Problem to solve: Starting with the first line below, extract each line through the one that contains "fc='white', ec='black', lw=1.3))", inclusive, excluding pictures.

[Entries from a dataset]
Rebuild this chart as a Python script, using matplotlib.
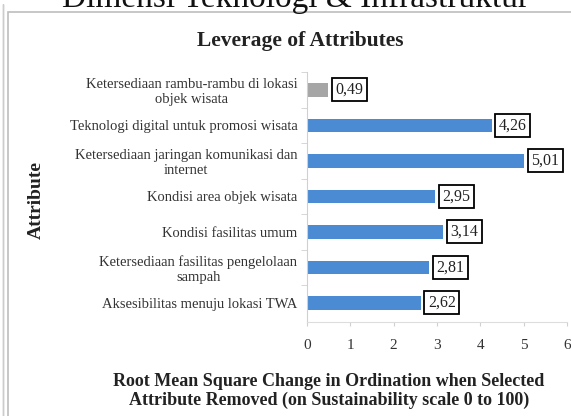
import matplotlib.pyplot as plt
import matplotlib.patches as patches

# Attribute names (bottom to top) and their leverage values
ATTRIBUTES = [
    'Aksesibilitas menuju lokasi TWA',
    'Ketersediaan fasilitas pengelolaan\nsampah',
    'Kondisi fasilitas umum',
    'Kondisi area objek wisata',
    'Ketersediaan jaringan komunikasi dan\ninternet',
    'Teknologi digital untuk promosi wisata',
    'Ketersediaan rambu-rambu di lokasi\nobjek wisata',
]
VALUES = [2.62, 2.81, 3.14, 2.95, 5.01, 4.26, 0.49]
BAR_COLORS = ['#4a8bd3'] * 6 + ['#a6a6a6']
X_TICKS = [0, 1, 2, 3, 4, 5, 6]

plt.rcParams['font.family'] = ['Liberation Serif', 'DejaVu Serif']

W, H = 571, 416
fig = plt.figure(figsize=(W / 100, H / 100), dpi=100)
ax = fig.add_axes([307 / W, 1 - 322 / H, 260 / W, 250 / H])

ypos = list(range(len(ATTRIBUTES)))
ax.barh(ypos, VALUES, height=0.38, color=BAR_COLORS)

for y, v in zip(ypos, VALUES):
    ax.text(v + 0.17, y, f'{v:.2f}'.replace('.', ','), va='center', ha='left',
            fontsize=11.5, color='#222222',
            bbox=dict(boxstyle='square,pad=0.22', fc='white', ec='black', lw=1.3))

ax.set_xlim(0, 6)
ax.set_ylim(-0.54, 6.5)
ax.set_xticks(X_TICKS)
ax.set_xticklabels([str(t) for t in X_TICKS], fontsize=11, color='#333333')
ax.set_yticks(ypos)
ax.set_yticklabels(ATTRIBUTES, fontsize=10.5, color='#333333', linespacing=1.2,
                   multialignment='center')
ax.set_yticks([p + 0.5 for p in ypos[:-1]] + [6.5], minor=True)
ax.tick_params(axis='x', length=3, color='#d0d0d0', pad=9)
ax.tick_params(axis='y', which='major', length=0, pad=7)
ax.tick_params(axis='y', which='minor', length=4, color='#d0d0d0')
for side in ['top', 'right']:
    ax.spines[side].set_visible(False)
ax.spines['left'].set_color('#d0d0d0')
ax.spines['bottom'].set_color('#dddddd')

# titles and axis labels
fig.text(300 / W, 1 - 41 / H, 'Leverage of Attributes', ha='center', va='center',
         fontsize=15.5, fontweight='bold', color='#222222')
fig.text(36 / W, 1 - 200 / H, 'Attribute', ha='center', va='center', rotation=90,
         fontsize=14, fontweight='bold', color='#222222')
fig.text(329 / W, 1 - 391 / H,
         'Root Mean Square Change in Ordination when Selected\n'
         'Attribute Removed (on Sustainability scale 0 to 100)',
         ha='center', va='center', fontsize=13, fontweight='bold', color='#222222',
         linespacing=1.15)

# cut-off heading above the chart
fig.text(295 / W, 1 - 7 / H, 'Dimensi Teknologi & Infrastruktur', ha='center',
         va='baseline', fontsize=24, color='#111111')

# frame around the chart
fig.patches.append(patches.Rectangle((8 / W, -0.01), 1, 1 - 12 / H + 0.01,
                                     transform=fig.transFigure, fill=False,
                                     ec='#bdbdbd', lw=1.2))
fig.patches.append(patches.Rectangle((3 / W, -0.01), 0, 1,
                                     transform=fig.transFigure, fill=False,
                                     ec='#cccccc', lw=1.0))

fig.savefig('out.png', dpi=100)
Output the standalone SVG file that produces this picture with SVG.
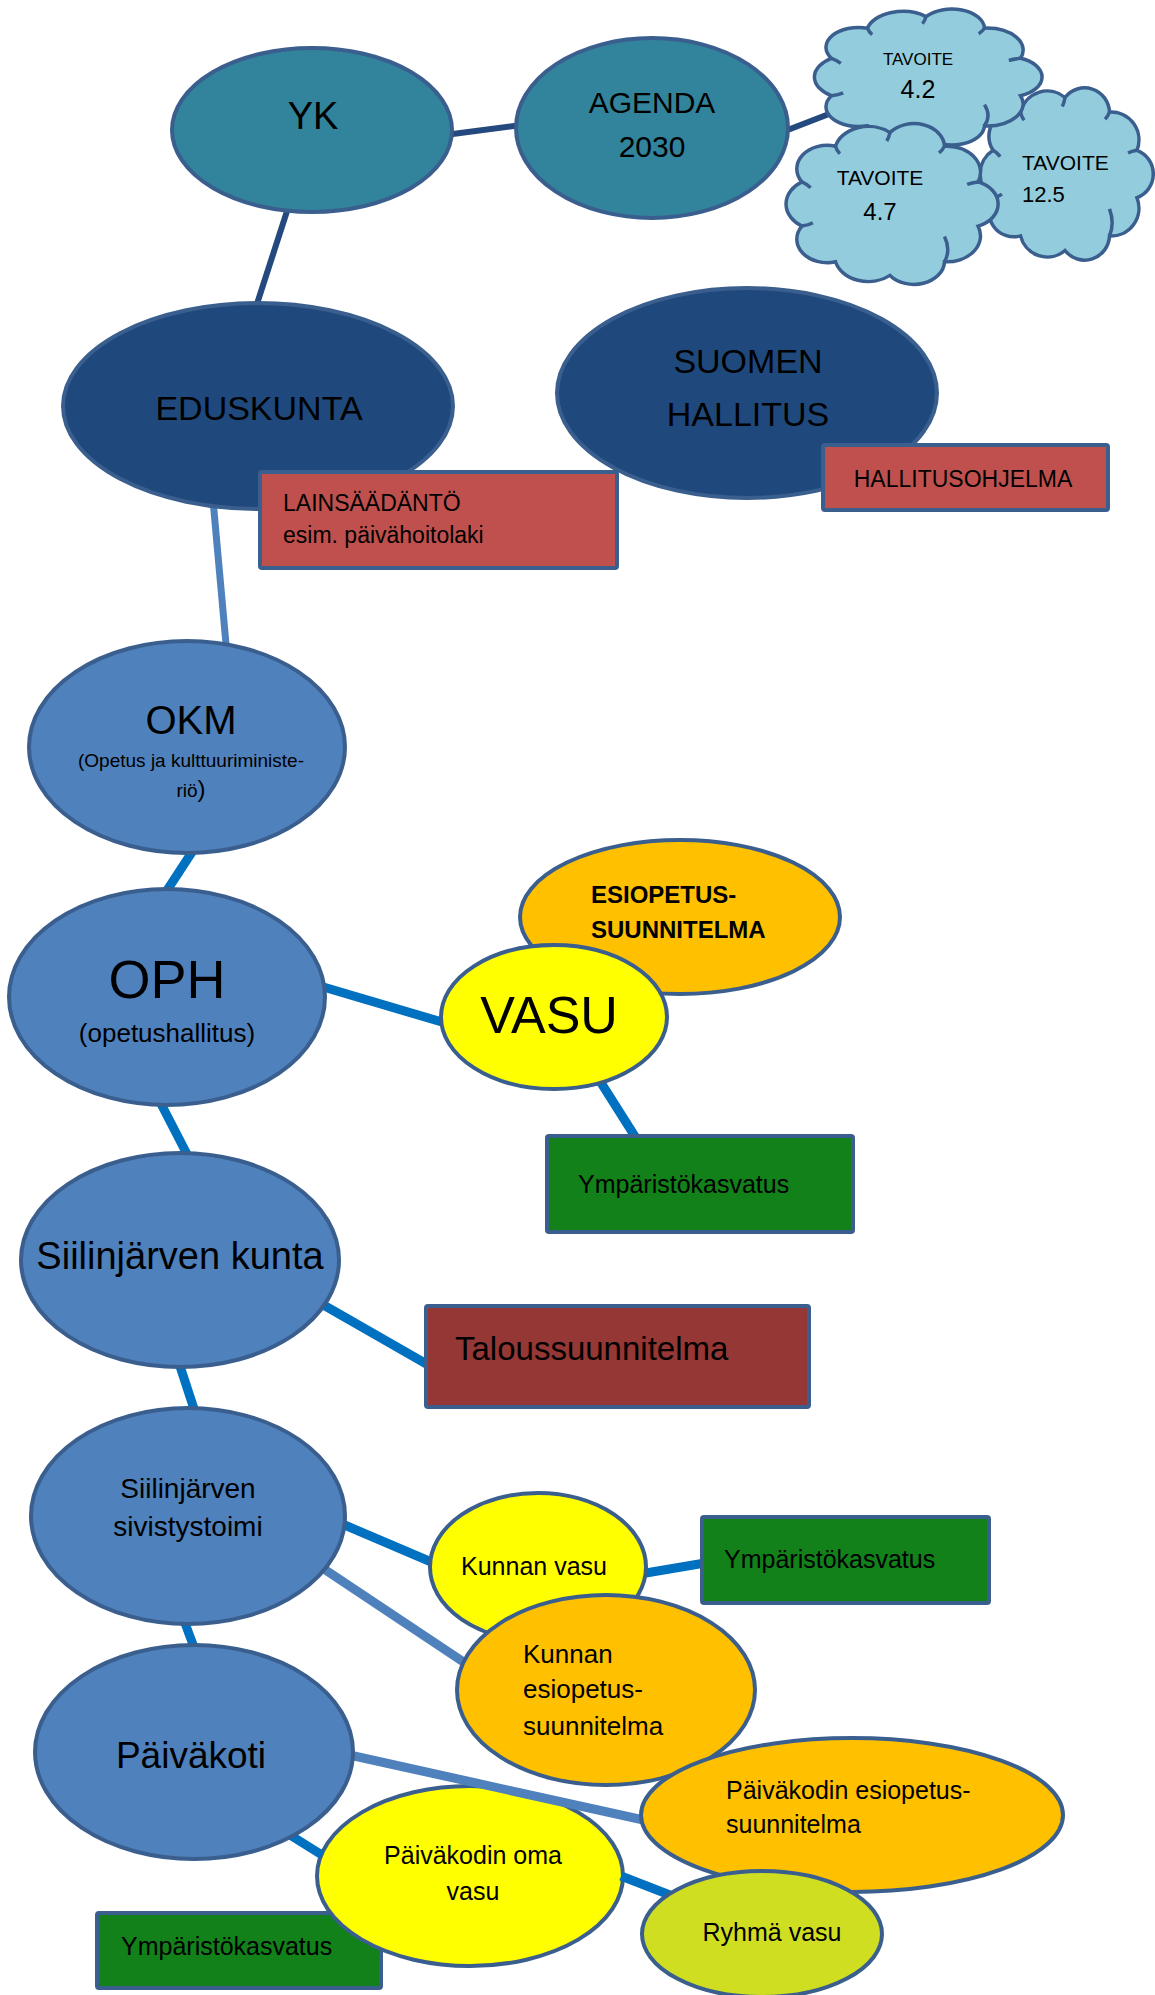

Response to this exercise:
Rebuild this chart as a Python script, using matplotlib.
import matplotlib.pyplot as plt
import matplotlib.patches as patches

# Attribute names (bottom to top) and their leverage values
ATTRIBUTES = [
    'Aksesibilitas menuju lokasi TWA',
    'Ketersediaan fasilitas pengelolaan\nsampah',
    'Kondisi fasilitas umum',
    'Kondisi area objek wisata',
    'Ketersediaan jaringan komunikasi dan\ninternet',
    'Teknologi digital untuk promosi wisata',
    'Ketersediaan rambu-rambu di lokasi\nobjek wisata',
]
VALUES = [2.62, 2.81, 3.14, 2.95, 5.01, 4.26, 0.49]
BAR_COLORS = ['#4a8bd3'] * 6 + ['#a6a6a6']
X_TICKS = [0, 1, 2, 3, 4, 5, 6]

plt.rcParams['font.family'] = ['Liberation Serif', 'DejaVu Serif']

W, H = 571, 416
fig = plt.figure(figsize=(W / 100, H / 100), dpi=100)
ax = fig.add_axes([307 / W, 1 - 322 / H, 260 / W, 250 / H])

ypos = list(range(len(ATTRIBUTES)))
ax.barh(ypos, VALUES, height=0.38, color=BAR_COLORS)

for y, v in zip(ypos, VALUES):
    ax.text(v + 0.17, y, f'{v:.2f}'.replace('.', ','), va='center', ha='left',
            fontsize=11.5, color='#222222',
            bbox=dict(boxstyle='square,pad=0.22', fc='white', ec='black', lw=1.3))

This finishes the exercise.